Il reste cette dernière semaine à aborder avec, pour finaliser les positions du classement général, ces deux grandes étapes de montagne dans les Alpes, demain et jeudi, puis le chrono de Marseille, samedi. Quel est votre regard sur cette dernière semaine ?

Pour moi, en tant que coéquipier, je dirais qu’il reste quatre étapes. Je ne compte pas le chrono où je ne serai pas concerné et la dernière étape qui est un rituel. Même l’étape de ce mardi et de ce vendredi, même si ce ne sont pas des étapes de montagne, peuvent être importantes. Car nous sommes dans le Tour et beaucoup de choses peuvent se passer tous les jours.

De votre côté, vos relais étaient impressionnants lors des dernières étapes? Vous sentez-vous simplement plus fort qu’avant ?

Je le pense, mais mon rôle est aussi un peu différent. Si je reprends le Tour 2014, on se contentait de suivre. Moi je plaçais simplement mes leaders. Là, on cherche à imprimer le rythme.
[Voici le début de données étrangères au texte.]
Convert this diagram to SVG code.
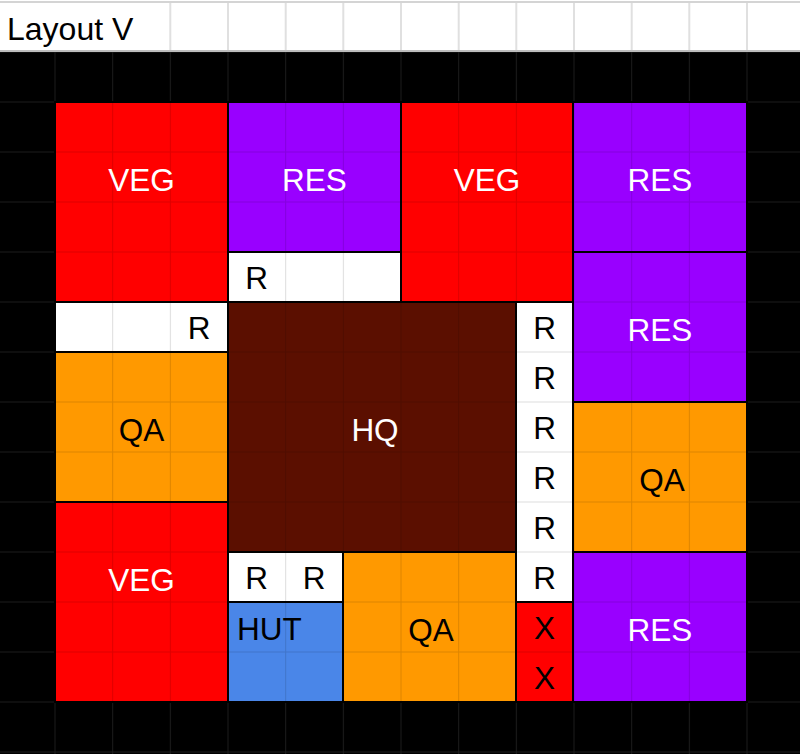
<svg xmlns="http://www.w3.org/2000/svg" width="800" height="754" viewBox="0 0 800 754">
<style>
.veg{fill:#ff0000}.res{fill:#9900ff}.qa{fill:#ff9900}.hq{fill:#5b0f00}.hut{fill:#4a86e8}.w{fill:#ffffff}
.bd{fill:none;stroke:#000;stroke-width:2}
.g{fill:url(#gl)}
text{font-family:"Liberation Sans",Arial,sans-serif;font-size:31.5px}
.lt{fill:#fff;text-anchor:middle}
.dk{fill:#000;text-anchor:middle}
.hs{stroke:#e0e0e0;stroke-width:2}
</style>
<defs>
<pattern id="gl" patternUnits="userSpaceOnUse" x="54.5" y="1.5" width="57.667" height="50">
<rect x="0" y="0" width="1" height="50" fill="rgba(0,0,0,0.13)"/>
<rect x="1" y="0" width="56.667" height="1" fill="rgba(0,0,0,0.13)"/>
</pattern>
<pattern id="gd" patternUnits="userSpaceOnUse" x="54.5" y="1.5" width="57.667" height="50">
<rect x="0" y="0" width="1" height="50" fill="#1c1c1c"/>
<rect x="1" y="0" width="56.667" height="1" fill="#1c1c1c"/>
</pattern>
</defs>
<g id="header">
<rect x="0" y="0" width="800" height="52" fill="#fff"/>
<line x1="0" y1="2" x2="800" y2="2" stroke="#d4d4d4" stroke-width="2"/>
<line x1="0" y1="51" x2="800" y2="51" stroke="#bdbdbd" stroke-width="2"/>
<g class="hs">
<line x1="170.3" y1="3" x2="170.3" y2="50"/><line x1="228" y1="3" x2="228" y2="50"/><line x1="285.7" y1="3" x2="285.7" y2="50"/><line x1="343.3" y1="3" x2="343.3" y2="50"/><line x1="401" y1="3" x2="401" y2="50"/><line x1="458.7" y1="3" x2="458.7" y2="50"/><line x1="516.3" y1="3" x2="516.3" y2="50"/><line x1="574" y1="3" x2="574" y2="50"/><line x1="631.7" y1="3" x2="631.7" y2="50"/><line x1="689.3" y1="3" x2="689.3" y2="50"/><line x1="747" y1="3" x2="747" y2="50"/>
</g>
<text x="7" y="40" style="font-size:32px" fill="#000">Layout V</text>
</g>
<g id="background">
<rect x="0" y="52" width="800" height="702" fill="#000"/>
<rect x="0" y="52" width="800" height="702" fill="url(#gd)"/>
</g>
<g id="veg1"><rect class="veg" x="55" y="102" width="173" height="200"/><rect class="g" x="55" y="102" width="173" height="200"/><rect class="bd" x="55" y="102" width="173" height="200"/><text class="lt" x="141.5" y="191">VEG</text></g>
<g id="res1"><rect class="res" x="228" y="102" width="173" height="150"/><rect class="g" x="228" y="102" width="173" height="150"/><rect class="bd" x="228" y="102" width="173" height="150"/><text class="lt" x="314.5" y="191">RES</text></g>
<g id="road1"><rect class="w" x="228" y="252" width="173" height="50"/><rect class="g" x="228" y="252" width="173" height="50"/><rect class="bd" x="228" y="252" width="173" height="50"/><text class="dk" x="256.5" y="289">R</text></g>
<g id="veg2"><rect class="veg" x="401" y="102" width="172" height="200"/><rect class="g" x="401" y="102" width="172" height="200"/><rect class="bd" x="401" y="102" width="172" height="200"/><text class="lt" x="487" y="191">VEG</text></g>
<g id="res2"><rect class="res" x="573" y="102" width="174" height="150"/><rect class="g" x="573" y="102" width="174" height="150"/><rect class="bd" x="573" y="102" width="174" height="150"/><text class="lt" x="660" y="191">RES</text></g>
<g id="res3"><rect class="res" x="573" y="252" width="174" height="150"/><rect class="g" x="573" y="252" width="174" height="150"/><rect class="bd" x="573" y="252" width="174" height="150"/><text class="lt" x="660" y="341">RES</text></g>
<g id="road2"><rect class="w" x="55" y="302" width="173" height="50"/><rect class="g" x="55" y="302" width="173" height="50"/><rect class="bd" x="55" y="302" width="173" height="50"/><text class="dk" x="199" y="339">R</text></g>
<g id="hq"><rect class="hq" x="228" y="302" width="288" height="250"/><rect class="g" x="228" y="302" width="288" height="250"/><rect class="bd" x="228" y="302" width="288" height="250"/><text class="lt" x="375" y="441">HQ</text></g>
<g id="road3"><rect class="w" x="516" y="302" width="57" height="300"/><rect class="g" x="516" y="302" width="57" height="300"/><rect class="bd" x="516" y="302" width="57" height="300"/>
<text class="dk" x="544.5" y="339">R</text><text class="dk" x="544.5" y="389">R</text><text class="dk" x="544.5" y="439">R</text><text class="dk" x="544.5" y="489">R</text><text class="dk" x="544.5" y="539">R</text><text class="dk" x="544.5" y="589">R</text></g>
<g id="qa1"><rect class="qa" x="55" y="352" width="173" height="150"/><rect class="g" x="55" y="352" width="173" height="150"/><rect class="bd" x="55" y="352" width="173" height="150"/><text class="dk" x="141.5" y="441">QA</text></g>
<g id="qa2"><rect class="qa" x="573" y="402" width="174" height="150"/><rect class="g" x="573" y="402" width="174" height="150"/><rect class="bd" x="573" y="402" width="174" height="150"/><text class="dk" x="662" y="491">QA</text></g>
<g id="veg3"><rect class="veg" x="55" y="502" width="173" height="200"/><rect class="g" x="55" y="502" width="173" height="200"/><rect class="bd" x="55" y="502" width="173" height="200"/><text class="lt" x="141.5" y="591">VEG</text></g>
<g id="road4"><rect class="w" x="228" y="552" width="115" height="50"/><rect class="g" x="228" y="552" width="115" height="50"/><rect class="bd" x="228" y="552" width="115" height="50"/><text class="dk" x="256.5" y="589">R</text><text class="dk" x="314" y="589">R</text></g>
<g id="hut"><rect class="hut" x="228" y="602" width="115" height="100"/><rect class="g" x="228" y="602" width="115" height="100"/><rect class="bd" x="228" y="602" width="115" height="100"/><text x="237" y="640" fill="#000">HUT</text></g>
<g id="qa3"><rect class="qa" x="343" y="552" width="173" height="150"/><rect class="g" x="343" y="552" width="173" height="150"/><rect class="bd" x="343" y="552" width="173" height="150"/><text class="dk" x="431" y="641">QA</text></g>
<g id="x"><rect class="veg" x="516" y="602" width="57" height="100"/><rect class="g" x="516" y="602" width="57" height="100"/><rect class="bd" x="516" y="602" width="57" height="100"/><text class="dk" x="544.5" y="639">X</text><text class="dk" x="544.5" y="689">X</text></g>
<g id="res4"><rect class="res" x="573" y="552" width="174" height="150"/><rect class="g" x="573" y="552" width="174" height="150"/><rect class="bd" x="573" y="552" width="174" height="150"/><text class="lt" x="660" y="641">RES</text></g>
</svg>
Mais j’avoue que j’ai été surpris de tenir aussi longtemps en haute montagne. Et surtout de sentir que je fais mal aux autres lors de mes relais. Cela m’a d’autant plus surpris que je partais dans ce Tour un peu dans l’inconnu au niveau de ma forme.

C’était délibéré de votre part de vous relever au moment où Chris Froome est revenu sur vous dans le col de Peyra Taillade ?

On avait accéléré pour lui rendre la tâche compliquée, alors lorsque Froome est revenu sur nous avec Landa, je n’en pouvais simplement plus (il rit) ! D’autant plus que nous étions là dans les pentes les plus raides.

C’est sans doute anecdotique pour vous, mais votre 36e place au classement général de ce Tour de France, alors que vous passez le plus clair de votre temps à escorter Romain Bardet, vous inspire quoi ?

Eh bien, ça fait quand même plaisir, d’autant plus que, comme vous le dites, ce n’est pas du tout une préoccupation. Je roule quand il le faut, je fais le boulot. Je vous l’avais dit à Milan, à la fin du Giro (NDLR : il avait fini 31e après avoir travaillé pour le compte de Domenico Pozzovivo, sixième du classement final), avec ça on ne s’achète rien. C’est toujours vrai, mais à titre personnel, ça me fait plaisir.

Si pour Nairo Quintana, il n’est manifestement pas simple de doubler Giro et Tour, pour vous, cela semble vous aller, non ?

Oui, pour le moment, je n’ai pas à me plaindre. C’est même une bonne expérience. Bon, je ne suis pas un leader, je suis coéquipier et on ne peut pas comparer. À partir du moment où je ne suis plus devant avec Romain, je récupère. Je ne peux donc pas en déduire que ça marcherait aussi bien pour moi si j’étais leader.

Si vous deviez rêver à une fin de Tour idéale pour vous ?

Alors, que Romain remporte le Tour ! Il faudra qu’on se batte jusqu’à la fin, c’est passionnant. Et il ne faudra pas avoir de regrets.